M.S: Actualmente, soy el coordinador académico de la Escuela de Artes Plásticas de la Tadeo. Pero cuando entré a colaborar con Natalia Gutiérrez, mi cargo era el de coordinador administrativo. Yo nunca entendí eso qué era. Lo importante es que asumí, y sigo asumiendo mi puesto desde lo creativo. Yo estudié arte, me interesa el arte, entonces, toda mi labor tiene que estar permeada por el arte. Por eso mismo con Natalia nos fue tan bien, porque tanto a ella como a mí nos interesaba esa relación entre el arte y la vida; entonces, cuando algún estudiante se quejaba por alguna cosa y no tenía argumentos, siempre le devolvíamos la pregunta con una imagen, o con una frase que escribíamos en la pared, tratando de que su escritura correspondiera a una acción plástica… en fin, uno no dejaba de ser artista. Yo tuve profesores, de esos que llegaban a clase y nos decían a los estudiantes: “Siento que estoy perdiendo mi tiempo aquí, con un grupo que no aprende, mientras ahora mismo podría estar en mi taller pintando“. Seguro para este tipo de profesor, una cosa es ser artista y otra cosa es dictar clase. Yo creo que antes, era muy común separar así las cosas; pero hoy en día uno no hace ese tipo de divisiones. Quizás, por eso logro soportar el peso de mi cargo. Siento que mi labor administrativa está ciertamente permeada por mi pensamiento artístico, así mis decisiones y mis actos no se disocian de lo creativo.

 

H.J: ¿Cree que se puede enseñar a ser artista?

M.S: Yo creo que sí. De pensar que no, estaría diciendo que el ser artista tiene que ver con un acto de iluminación divina o alguna especie de privilegio de algunos pocos; y yo no creo que eso sea así. El arte tiene que ver con la vida, tiene que ver con el empleo de las capacidades humanas en términos creativos, en términos de esas otras maneras a través de las cuales conocemos el mundo: lo perceptivo, lo imaginativo, lo intuitivo, lo sensible.

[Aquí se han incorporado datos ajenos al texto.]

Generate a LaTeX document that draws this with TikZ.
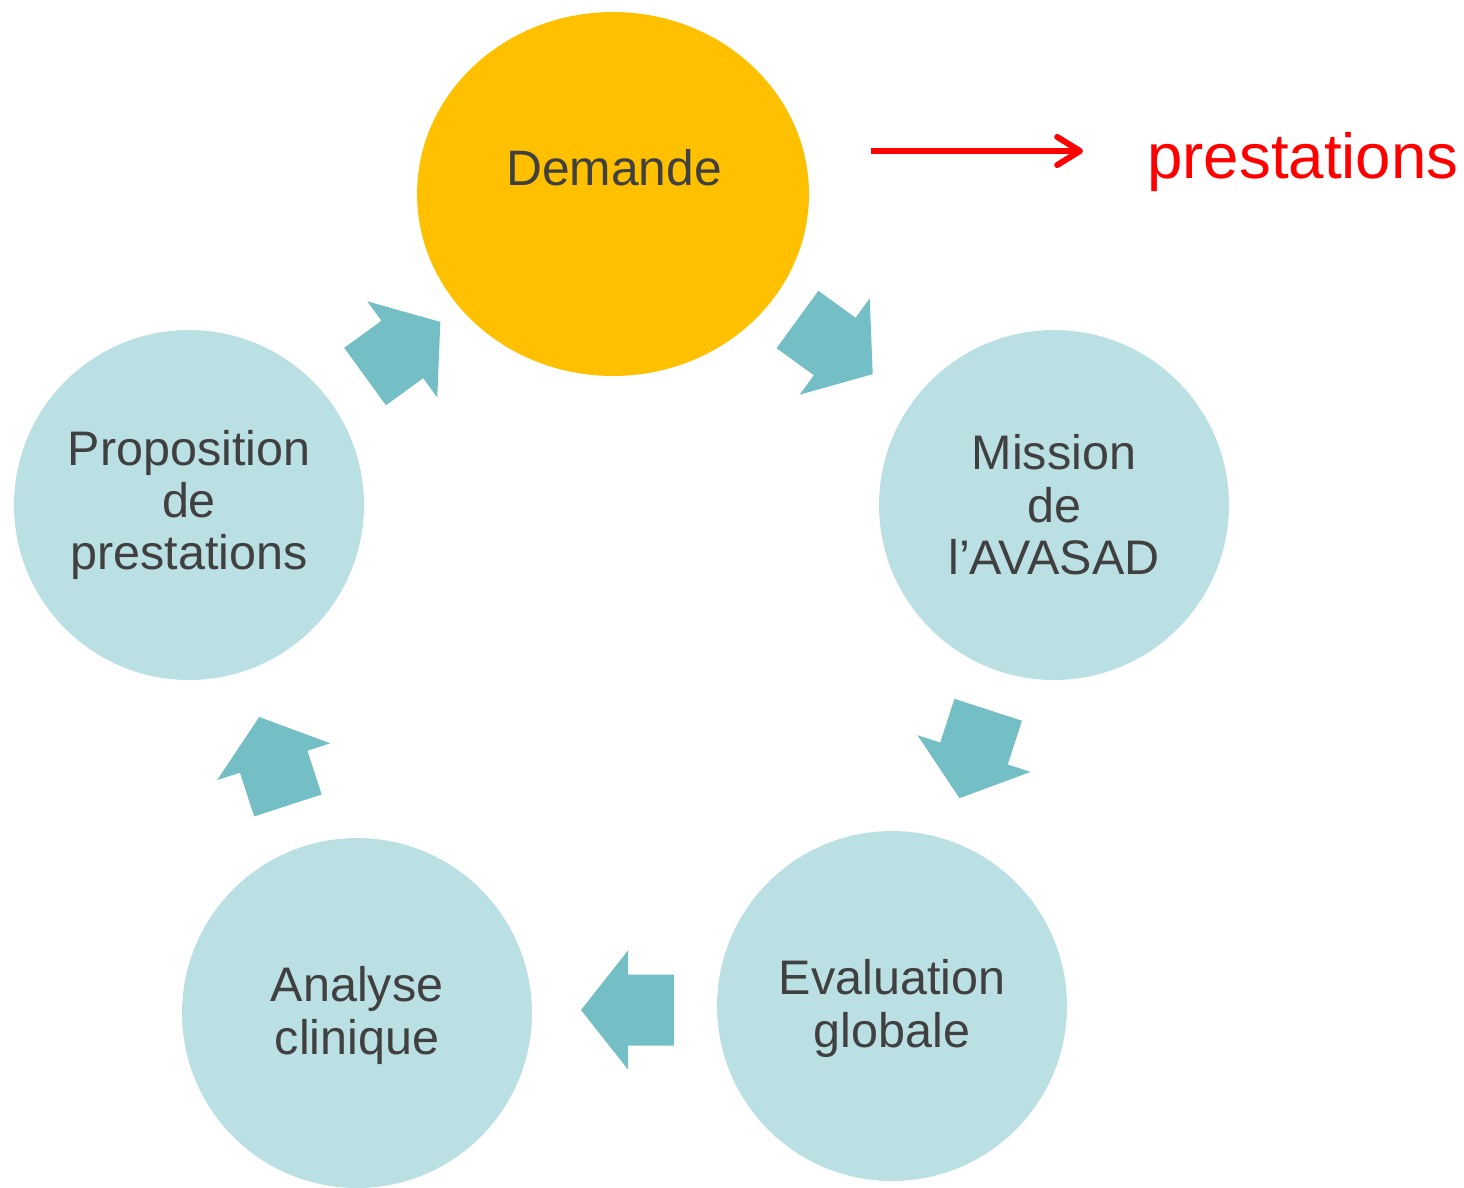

Y yo creo que todo eso se puede desarrollar y fortalecer con acciones pedagógicas, con ejercicios plásticos, que deben llevar a cabo con rigor y gusto quienes decidan ser artistas. Lo curioso es que hasta ahora en las Facultades de Arte nos estamos preguntando por la relación entre pedagogía y arte; tratando de identificar los componentes que permitan orientar una enseñanza más completa, más humana desde lo creativo y lo sensible. Hasta ahora estamos tomando conciencia de todo esto.